Most people use money—the cash in their wallets or deposits in a bank account—more or less every day. But there is little widespread understanding of what rights attach to money. An apocryphal story has it that Henry Ford once remarked in the 1930s that if people knew how banks created private money through deposits, “there’d be a revolution before tomorrow morning.” As for cash, economist John Exter famously referred to this form of public money as an “IOU nothing” from the State. While these legal and monetary details—once fleshed out—might be startling to many, they are practically unimportant so long as the public’s settled expectations about the use and enjoyment of their money are met.
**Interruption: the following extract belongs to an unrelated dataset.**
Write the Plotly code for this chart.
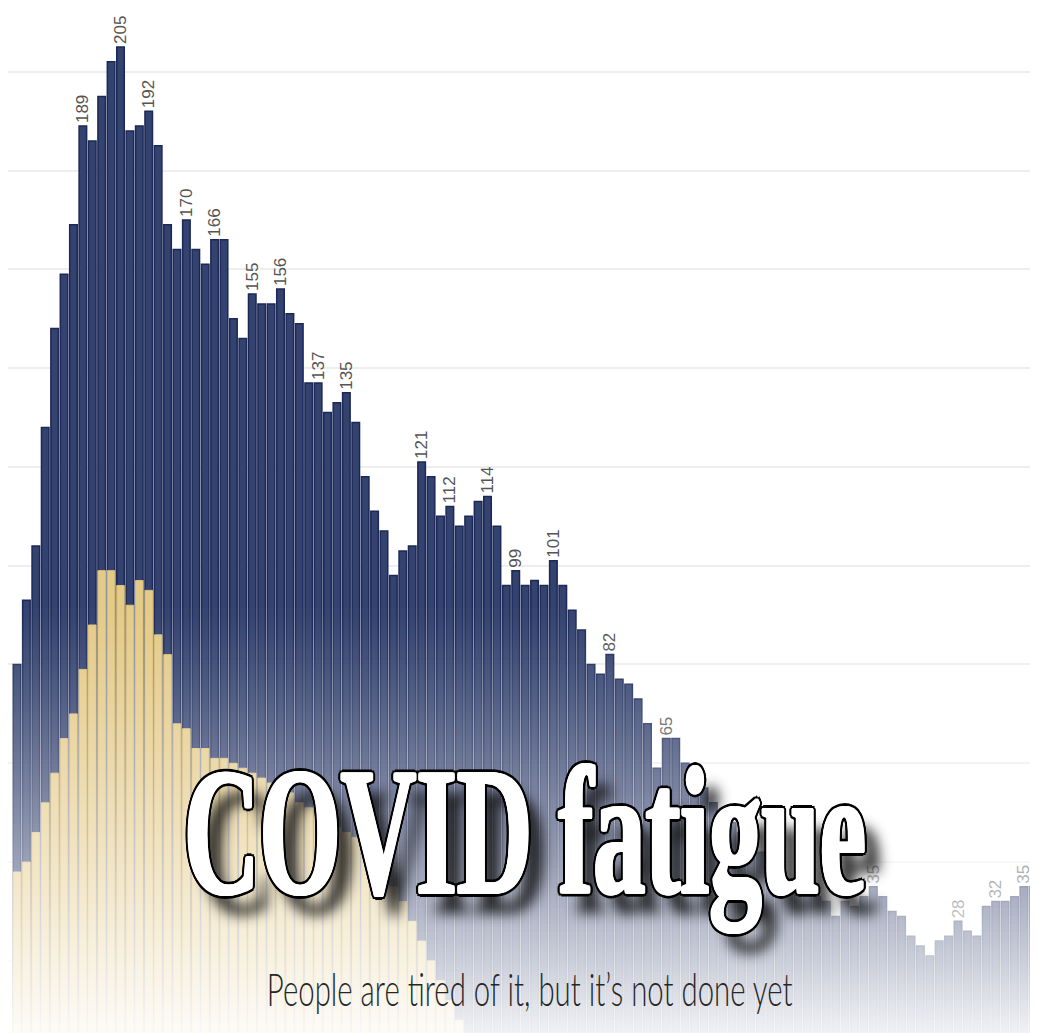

By 2023, nearly every central bank around the world will have considered whether to create a new form of money, eponymously named “central bank digital currency” or “CBDC.” A simplified characterization of CBDC is as the economic equivalent of digital cash—but, as it has been explained to the public, much better. Central banks have promoted CBDC as a currency “superhero”: more stable than the volatile cryptocurrencies proliferating in the private sector, safer than a bank deposit, and (like crypto) more efficient than existing currency. For these reasons, some central bankers advertise CBDC as rights-enhancing—“giving people control over their money.” But is this an accurate account of CBDC? To date, scholarly and policy studies of CBDC have centered around their underlying economic implications and rationales, financial stability implications, and technological feasibility.
Little attention has been paid to what legal rights attach to CBDC as a new form of public money. This Article is the first to do so. And unpacking the distinctive rights and liabilities associated with a U.S.-dollar CBDC is, as this Article will argue, essential to answering whether the Federal Reserve—America’s central bank—should move forward with creating digital public money.